Bundan önce de MHP liler Sayın Başbakanın Brükselde olduğu bir sırada Başörtüsü Meselesine direkt atıf yaptığı belirli bulunan Anayasanın 10 ve 42.maddelerindeki değişikliği gündeme taşımışlar ve İktidar Partisini bu konuda sınava çağırmışlardı. Konu Başbakana soruldu.Anayasanın tamamının değiştirilmesi gündemde olmasına rağmen, kısa vadede başörtüsü ile Üniversiteye girmede yaşanan problemi , CHP olmasa bile ,  MHP ile Anayasa değişikliği yaparak  sorunu çözeriz denildi. Olan oldu. İş Partinin Kapatılması davası açılmasına kadar vardı.

İl Başkanı noterden ihtarname çekerek,sarfettiğim sözleri lütfen  kullunmaya kalkışmayın demesine rağmen, MHP bir organizasyon ile konuyu TBMM si gündemine taşıdı, hassasiyetleri kaşıdı,Sayın Başbakanı cevap vermek zorunda bıraktı, ortam gerildi, kavga çıktı.

Anayasa Mahkemesinin Ak Partinin kapatılmasına yönelik talebin reddinden sonra, Laikliğe aykırılığın odağı olma konusunda , parti yetkililerinden ve mensuplarından şimdiye kadar , basının ve muhaliflerin,kaşıyıp sahneye sürebileceği bir olumsuzluk gümdeme gelmedi. Bundan sonra da geleceği yoktur.

O açıdan Milletimiz, iktidarın, iş yapmaktansa ortamı gergin tutmak gibi bir amacının olmadığını çok iyi anlıyor.
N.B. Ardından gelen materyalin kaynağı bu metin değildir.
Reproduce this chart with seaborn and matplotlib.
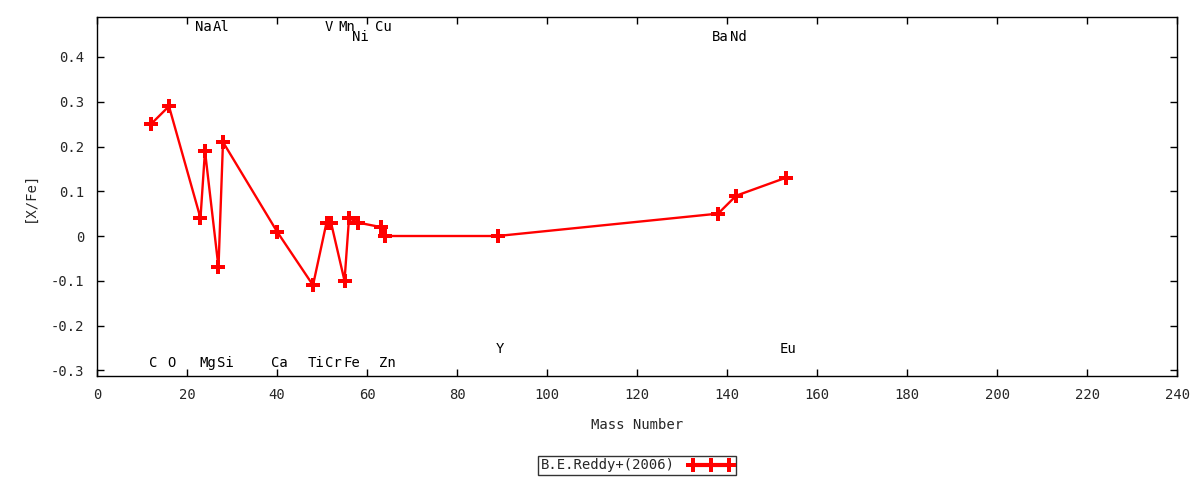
import matplotlib
matplotlib.use("Agg")
import matplotlib.pyplot as plt
import seaborn as sns
import pandas as pd

elements = ["C", "O", "Na", "Mg", "Al", "Si", "Ca", "Ti", "V", "Cr",
            "Mn", "Fe", "Ni", "Cu", "Zn", "Y", "Ba", "Nd", "Eu"]
mass = [12, 16, 23, 24, 27, 28, 40, 48, 51, 52,
        55, 56, 58, 63, 64, 89, 138, 142, 153]
xfe = [0.25, 0.29, 0.04, 0.19, -0.07, 0.21, 0.01, -0.11, 0.03, 0.03,
       -0.10, 0.04, 0.03, 0.02, 0.00, 0.00, 0.05, 0.09, 0.13]
label_y = [-0.284, -0.284, 0.467, -0.284, 0.467, -0.284, -0.284, -0.284, 0.467, -0.284,
           0.467, -0.284, 0.445, 0.467, -0.284, -0.2525, 0.445, 0.445, -0.2525]
series_name = "B.E.Reddy+(2006)"
xticks = list(range(0, 241, 20))
yticks = [-0.3, -0.2, -0.1, 0, 0.1, 0.2, 0.3, 0.4]
ytick_labels = ["-0.3", "-0.2", "-0.1", "0", "0.1", "0.2", "0.3", "0.4"]

sns.set_theme(style="white")
plt.rcParams["font.family"] = ["DejaVu Sans Mono", "DejaVu Sans"]

df = pd.DataFrame({"Mass": mass, "XFe": xfe, "src": series_name})

fig = plt.figure(figsize=(12, 4.8), dpi=100)
ax = fig.add_axes([0.0808, 0.2167, 0.9002, 0.7479])

sns.lineplot(data=df, x="Mass", y="XFe", hue="src", palette=["#ff0000"],
             marker="P", markersize=9.5, markeredgewidth=0, linewidth=1.7,
             sort=False, ax=ax, legend=True)

for el, m, ly in zip(elements, mass, label_y):
    ax.annotate(el, xy=(m, ly), xytext=(1.8, 0), textcoords="offset points",
                ha="center", va="center", fontsize=10, color="black")

ax.set_xlim(0, 240)
ax.set_ylim(-0.3128, 0.4894)
ax.set_xticks(xticks)
ax.set_xticklabels([str(t) for t in xticks])
ax.set_yticks(yticks)
ax.set_yticklabels(ytick_labels)
ax.tick_params(direction="in", length=5, width=1, color="black",
               top=True, right=True, bottom=True, left=True,
               labelsize=10, pad=9)
for s in ax.spines.values():
    s.set_color("black")
    s.set_linewidth(1)
ax.set_xlabel("Mass Number", fontsize=10, labelpad=11)
ax.set_ylabel("[X/Fe]", fontsize=10, labelpad=10)
ax.grid(False)

leg = ax.legend(loc="upper center", bbox_to_anchor=(0.5, -0.222),
                frameon=True, fancybox=False, markerfirst=False,
                numpoints=3, handlelength=3.2, fontsize=10,
                borderpad=0.2, handletextpad=1.0, borderaxespad=0)
leg.get_frame().set_edgecolor("black")
leg.get_frame().set_linewidth(1)
for h in leg.legend_handles:
    h.set_linewidth(3)

fig.savefig("out.png", dpi=100, facecolor="white")
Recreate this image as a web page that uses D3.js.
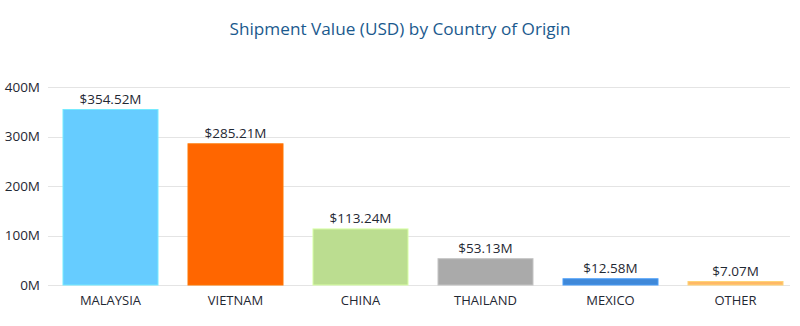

Ya MHP nin bu ikinci operasyonu.

Evet MHP kendisine çekilen ihtarnameye rağmen, sahnelediği bu oyun sebebiyle, gerçekten milletin "ilencine" maruz  kalacaktır.

En mukaddes değerleri siyasi rant için,bir organizasyon halinde kullanmak, onlara hiçbir şekilde pirim kazandırmıyacaktır.